Copy the data precisely, character for character, and leave out every picture.

● ● ● ● ● ● ●

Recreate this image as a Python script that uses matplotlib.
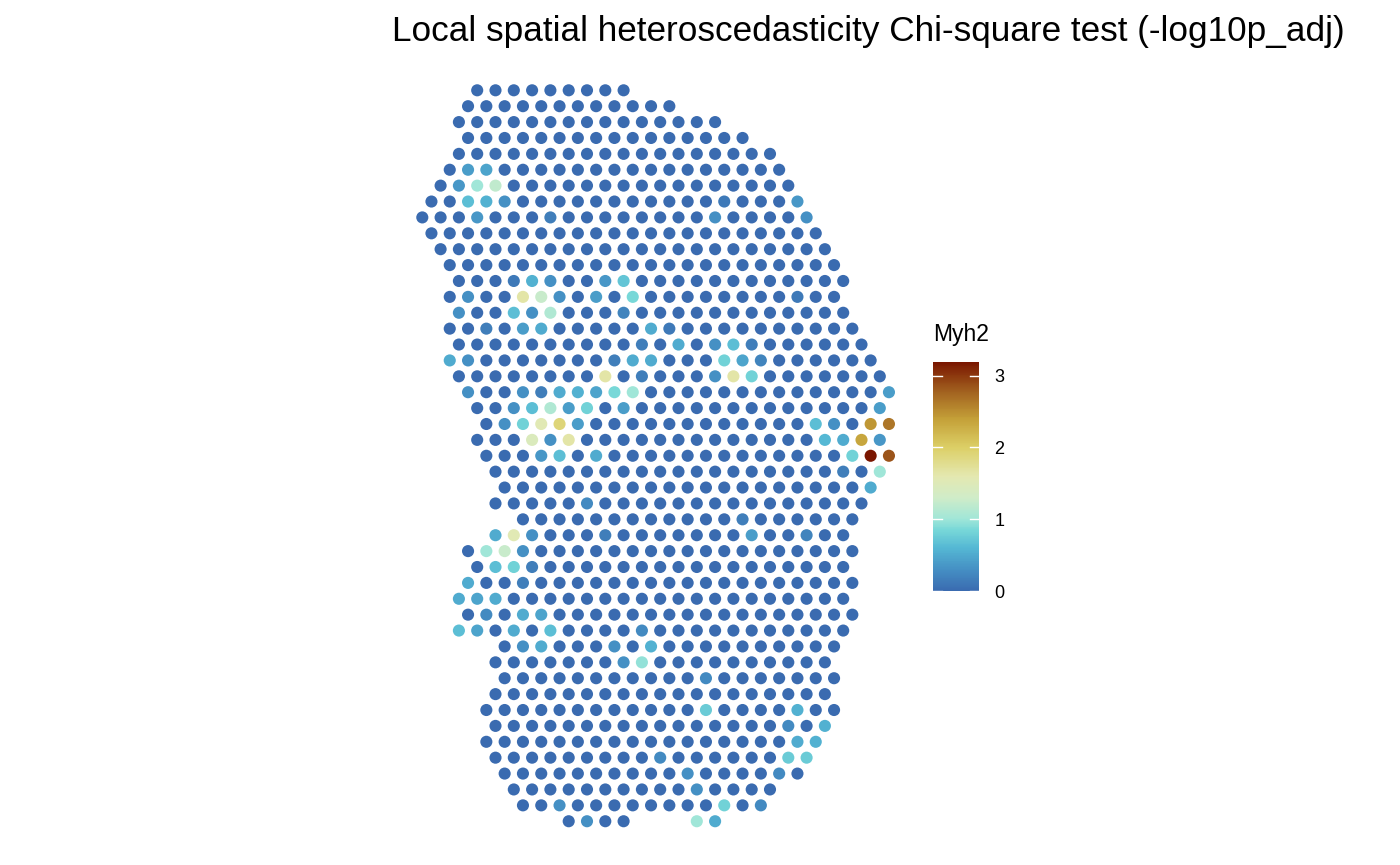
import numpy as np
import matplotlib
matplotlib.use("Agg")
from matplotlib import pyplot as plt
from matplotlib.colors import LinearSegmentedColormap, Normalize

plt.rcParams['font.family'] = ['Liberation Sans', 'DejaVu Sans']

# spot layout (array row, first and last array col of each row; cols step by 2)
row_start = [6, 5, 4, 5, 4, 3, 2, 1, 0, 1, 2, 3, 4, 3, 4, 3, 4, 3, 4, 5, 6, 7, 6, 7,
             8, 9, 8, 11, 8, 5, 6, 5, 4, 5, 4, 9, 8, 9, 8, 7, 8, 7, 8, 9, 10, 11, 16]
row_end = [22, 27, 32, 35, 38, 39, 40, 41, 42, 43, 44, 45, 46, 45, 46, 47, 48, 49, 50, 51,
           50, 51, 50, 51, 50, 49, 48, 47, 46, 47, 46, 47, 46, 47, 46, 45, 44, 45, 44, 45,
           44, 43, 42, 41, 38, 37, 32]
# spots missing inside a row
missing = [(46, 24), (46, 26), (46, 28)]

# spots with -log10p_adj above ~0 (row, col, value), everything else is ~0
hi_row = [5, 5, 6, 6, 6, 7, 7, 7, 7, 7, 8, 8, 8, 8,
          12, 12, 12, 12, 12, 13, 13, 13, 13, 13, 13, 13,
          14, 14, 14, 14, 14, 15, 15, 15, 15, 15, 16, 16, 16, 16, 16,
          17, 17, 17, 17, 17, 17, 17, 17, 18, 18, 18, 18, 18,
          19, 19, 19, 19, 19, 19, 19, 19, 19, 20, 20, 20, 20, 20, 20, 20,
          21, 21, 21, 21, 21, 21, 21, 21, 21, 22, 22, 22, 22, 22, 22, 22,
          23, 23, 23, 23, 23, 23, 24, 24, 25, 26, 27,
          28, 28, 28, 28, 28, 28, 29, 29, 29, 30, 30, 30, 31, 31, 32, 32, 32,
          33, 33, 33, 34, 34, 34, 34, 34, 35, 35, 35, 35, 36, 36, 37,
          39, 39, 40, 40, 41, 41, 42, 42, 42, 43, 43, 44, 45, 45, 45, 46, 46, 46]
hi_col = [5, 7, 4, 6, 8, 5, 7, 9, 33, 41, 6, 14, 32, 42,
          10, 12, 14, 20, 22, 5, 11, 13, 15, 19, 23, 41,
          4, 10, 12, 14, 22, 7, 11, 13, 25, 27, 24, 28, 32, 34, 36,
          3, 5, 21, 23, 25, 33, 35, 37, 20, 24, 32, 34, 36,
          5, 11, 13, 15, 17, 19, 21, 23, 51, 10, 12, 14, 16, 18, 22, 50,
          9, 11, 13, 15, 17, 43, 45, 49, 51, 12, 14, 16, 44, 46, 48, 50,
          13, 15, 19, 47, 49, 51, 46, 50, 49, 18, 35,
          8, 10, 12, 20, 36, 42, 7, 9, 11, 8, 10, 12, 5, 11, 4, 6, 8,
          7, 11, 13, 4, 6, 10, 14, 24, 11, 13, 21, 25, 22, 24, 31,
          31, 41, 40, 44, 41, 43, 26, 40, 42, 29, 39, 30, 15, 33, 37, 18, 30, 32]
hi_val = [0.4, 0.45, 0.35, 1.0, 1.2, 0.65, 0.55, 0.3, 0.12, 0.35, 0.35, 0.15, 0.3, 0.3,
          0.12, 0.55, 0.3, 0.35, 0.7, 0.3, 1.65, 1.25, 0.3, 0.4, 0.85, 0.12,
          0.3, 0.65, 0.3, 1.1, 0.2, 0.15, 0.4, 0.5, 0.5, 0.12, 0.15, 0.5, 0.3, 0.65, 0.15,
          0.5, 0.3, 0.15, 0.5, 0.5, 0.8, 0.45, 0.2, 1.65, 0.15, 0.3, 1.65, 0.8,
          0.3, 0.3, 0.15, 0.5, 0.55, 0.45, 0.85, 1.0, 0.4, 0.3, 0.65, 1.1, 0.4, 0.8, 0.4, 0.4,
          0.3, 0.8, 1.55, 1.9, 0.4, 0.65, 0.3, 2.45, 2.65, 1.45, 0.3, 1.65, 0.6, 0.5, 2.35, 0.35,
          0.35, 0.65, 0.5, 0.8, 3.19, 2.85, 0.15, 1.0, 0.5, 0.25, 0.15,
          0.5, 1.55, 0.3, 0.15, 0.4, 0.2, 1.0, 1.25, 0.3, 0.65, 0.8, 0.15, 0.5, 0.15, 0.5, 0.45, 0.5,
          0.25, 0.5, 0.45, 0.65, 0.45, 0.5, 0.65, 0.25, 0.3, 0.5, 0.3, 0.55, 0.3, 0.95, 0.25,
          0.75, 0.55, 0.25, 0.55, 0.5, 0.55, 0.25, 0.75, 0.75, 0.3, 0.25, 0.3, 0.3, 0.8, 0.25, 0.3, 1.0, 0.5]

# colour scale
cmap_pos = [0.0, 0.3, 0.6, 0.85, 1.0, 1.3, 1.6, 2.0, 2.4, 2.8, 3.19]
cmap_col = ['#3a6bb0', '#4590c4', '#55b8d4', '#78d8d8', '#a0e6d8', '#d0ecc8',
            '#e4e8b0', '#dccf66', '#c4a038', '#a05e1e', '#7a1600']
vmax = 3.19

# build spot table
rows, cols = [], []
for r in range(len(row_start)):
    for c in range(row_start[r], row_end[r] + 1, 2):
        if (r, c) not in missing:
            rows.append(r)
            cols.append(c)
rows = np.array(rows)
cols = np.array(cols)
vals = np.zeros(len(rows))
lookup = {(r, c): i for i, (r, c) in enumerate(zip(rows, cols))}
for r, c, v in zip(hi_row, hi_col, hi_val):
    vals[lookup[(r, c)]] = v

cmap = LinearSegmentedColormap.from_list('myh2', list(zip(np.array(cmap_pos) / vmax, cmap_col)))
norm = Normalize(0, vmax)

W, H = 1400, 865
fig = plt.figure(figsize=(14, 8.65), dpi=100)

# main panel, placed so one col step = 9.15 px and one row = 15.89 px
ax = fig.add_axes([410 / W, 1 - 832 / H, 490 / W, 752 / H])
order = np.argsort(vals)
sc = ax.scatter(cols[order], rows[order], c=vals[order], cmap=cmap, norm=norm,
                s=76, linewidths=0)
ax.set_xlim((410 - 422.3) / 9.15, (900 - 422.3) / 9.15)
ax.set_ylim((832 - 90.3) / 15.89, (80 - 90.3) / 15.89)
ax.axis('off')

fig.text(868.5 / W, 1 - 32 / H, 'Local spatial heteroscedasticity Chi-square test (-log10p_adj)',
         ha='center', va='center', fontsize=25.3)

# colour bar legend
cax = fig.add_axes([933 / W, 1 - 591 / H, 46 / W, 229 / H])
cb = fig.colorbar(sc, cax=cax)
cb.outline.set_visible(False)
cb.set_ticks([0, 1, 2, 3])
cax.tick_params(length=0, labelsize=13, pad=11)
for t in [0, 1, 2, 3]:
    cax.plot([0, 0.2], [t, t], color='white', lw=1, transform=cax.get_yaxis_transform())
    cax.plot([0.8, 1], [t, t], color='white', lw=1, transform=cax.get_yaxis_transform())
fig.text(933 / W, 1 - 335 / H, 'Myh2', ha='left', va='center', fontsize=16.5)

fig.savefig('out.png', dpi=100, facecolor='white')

● ● ● ● ● ● ●

#### [SOLUTION]
Recreate this image as a Python script that uses matplotlib.
import numpy as np
import matplotlib
matplotlib.use("Agg")
from matplotlib import pyplot as plt
from matplotlib.colors import LinearSegmentedColormap, Normalize

plt.rcParams['font.family'] = ['Liberation Sans', 'DejaVu Sans']

# spot layout (array row, first and last array col of each row; cols step by 2)
row_start = [6, 5, 4, 5, 4, 3, 2, 1, 0, 1, 2, 3, 4, 3, 4, 3, 4, 3, 4, 5, 6, 7, 6, 7,
             8, 9, 8, 11, 8, 5, 6, 5, 4, 5, 4, 9, 8, 9, 8, 7, 8, 7, 8, 9, 10, 11, 16]
row_end = [22, 27, 32, 35, 38, 39, 40, 41, 42, 43, 44, 45, 46, 45, 46, 47, 48, 49, 50, 51,
           50, 51, 50, 51, 50, 49, 48, 47, 46, 47, 46, 47, 46, 47, 46, 45, 44, 45, 44, 45,
           44, 43, 42, 41, 38, 37, 32]
# spots missing inside a row
missing = [(46, 24), (46, 26), (46, 28)]

# spots with -log10p_adj above ~0 (row, col, value), everything else is ~0
hi_row = [5, 5, 6, 6, 6, 7, 7, 7, 7, 7, 8, 8, 8, 8,
          12, 12, 12, 12, 12, 13, 13, 13, 13, 13, 13, 13,
          14, 14, 14, 14, 14, 15, 15, 15, 15, 15, 16, 16, 16, 16, 16,
          17, 17, 17, 17, 17, 17, 17, 17, 18, 18, 18, 18, 18,
          19, 19, 19, 19, 19, 19, 19, 19, 19, 20, 20, 20, 20, 20, 20, 20,
          21, 21, 21, 21, 21, 21, 21, 21, 21, 22, 22, 22, 22, 22, 22, 22,
          23, 23, 23, 23, 23, 23, 24, 24, 25, 26, 27,
          28, 28, 28, 28, 28, 28, 29, 29, 29, 30, 30, 30, 31, 31, 32, 32, 32,
          33, 33, 33, 34, 34, 34, 34, 34, 35, 35, 35, 35, 36, 36, 37,
          39, 39, 40, 40, 41, 41, 42, 42, 42, 43, 43, 44, 45, 45, 45, 46, 46, 46]
hi_col = [5, 7, 4, 6, 8, 5, 7, 9, 33, 41, 6, 14, 32, 42,
          10, 12, 14, 20, 22, 5, 11, 13, 15, 19, 23, 41,
          4, 10, 12, 14, 22, 7, 11, 13, 25, 27, 24, 28, 32, 34, 36,
          3, 5, 21, 23, 25, 33, 35, 37, 20, 24, 32, 34, 36,
          5, 11, 13, 15, 17, 19, 21, 23, 51, 10, 12, 14, 16, 18, 22, 50,
          9, 11, 13, 15, 17, 43, 45, 49, 51, 12, 14, 16, 44, 46, 48, 50,
          13, 15, 19, 47, 49, 51, 46, 50, 49, 18, 35,
          8, 10, 12, 20, 36, 42, 7, 9, 11, 8, 10, 12, 5, 11, 4, 6, 8,
          7, 11, 13, 4, 6, 10, 14, 24, 11, 13, 21, 25, 22, 24, 31,
          31, 41, 40, 44, 41, 43, 26, 40, 42, 29, 39, 30, 15, 33, 37, 18, 30, 32]
hi_val = [0.4, 0.45, 0.35, 1.0, 1.2, 0.65, 0.55, 0.3, 0.12, 0.35, 0.35, 0.15, 0.3, 0.3,
          0.12, 0.55, 0.3, 0.35, 0.7, 0.3, 1.65, 1.25, 0.3, 0.4, 0.85, 0.12,
          0.3, 0.65, 0.3, 1.1, 0.2, 0.15, 0.4, 0.5, 0.5, 0.12, 0.15, 0.5, 0.3, 0.65, 0.15,
          0.5, 0.3, 0.15, 0.5, 0.5, 0.8, 0.45, 0.2, 1.65, 0.15, 0.3, 1.65, 0.8,
          0.3, 0.3, 0.15, 0.5, 0.55, 0.45, 0.85, 1.0, 0.4, 0.3, 0.65, 1.1, 0.4, 0.8, 0.4, 0.4,
          0.3, 0.8, 1.55, 1.9, 0.4, 0.65, 0.3, 2.45, 2.65, 1.45, 0.3, 1.65, 0.6, 0.5, 2.35, 0.35,
          0.35, 0.65, 0.5, 0.8, 3.19, 2.85, 0.15, 1.0, 0.5, 0.25, 0.15,
          0.5, 1.55, 0.3, 0.15, 0.4, 0.2, 1.0, 1.25, 0.3, 0.65, 0.8, 0.15, 0.5, 0.15, 0.5, 0.45, 0.5,
          0.25, 0.5, 0.45, 0.65, 0.45, 0.5, 0.65, 0.25, 0.3, 0.5, 0.3, 0.55, 0.3, 0.95, 0.25,
          0.75, 0.55, 0.25, 0.55, 0.5, 0.55, 0.25, 0.75, 0.75, 0.3, 0.25, 0.3, 0.3, 0.8, 0.25, 0.3, 1.0, 0.5]

# colour scale
cmap_pos = [0.0, 0.3, 0.6, 0.85, 1.0, 1.3, 1.6, 2.0, 2.4, 2.8, 3.19]
cmap_col = ['#3a6bb0', '#4590c4', '#55b8d4', '#78d8d8', '#a0e6d8', '#d0ecc8',
            '#e4e8b0', '#dccf66', '#c4a038', '#a05e1e', '#7a1600']
vmax = 3.19

# build spot table
rows, cols = [], []
for r in range(len(row_start)):
    for c in range(row_start[r], row_end[r] + 1, 2):
        if (r, c) not in missing:
            rows.append(r)
            cols.append(c)
rows = np.array(rows)
cols = np.array(cols)
vals = np.zeros(len(rows))
lookup = {(r, c): i for i, (r, c) in enumerate(zip(rows, cols))}
for r, c, v in zip(hi_row, hi_col, hi_val):
    vals[lookup[(r, c)]] = v

cmap = LinearSegmentedColormap.from_list('myh2', list(zip(np.array(cmap_pos) / vmax, cmap_col)))
norm = Normalize(0, vmax)

W, H = 1400, 865
fig = plt.figure(figsize=(14, 8.65), dpi=100)

# main panel, placed so one col step = 9.15 px and one row = 15.89 px
ax = fig.add_axes([410 / W, 1 - 832 / H, 490 / W, 752 / H])
order = np.argsort(vals)
sc = ax.scatter(cols[order], rows[order], c=vals[order], cmap=cmap, norm=norm,
                s=76, linewidths=0)
ax.set_xlim((410 - 422.3) / 9.15, (900 - 422.3) / 9.15)
ax.set_ylim((832 - 90.3) / 15.89, (80 - 90.3) / 15.89)
ax.axis('off')

fig.text(868.5 / W, 1 - 32 / H, 'Local spatial heteroscedasticity Chi-square test (-log10p_adj)',
         ha='center', va='center', fontsize=25.3)

# colour bar legend
cax = fig.add_axes([933 / W, 1 - 591 / H, 46 / W, 229 / H])
cb = fig.colorbar(sc, cax=cax)
cb.outline.set_visible(False)
cb.set_ticks([0, 1, 2, 3])
cax.tick_params(length=0, labelsize=13, pad=11)
for t in [0, 1, 2, 3]:
    cax.plot([0, 0.2], [t, t], color='white', lw=1, transform=cax.get_yaxis_transform())
    cax.plot([0.8, 1], [t, t], color='white', lw=1, transform=cax.get_yaxis_transform())
fig.text(933 / W, 1 - 335 / H, 'Myh2', ha='left', va='center', fontsize=16.5)

fig.savefig('out.png', dpi=100, facecolor='white')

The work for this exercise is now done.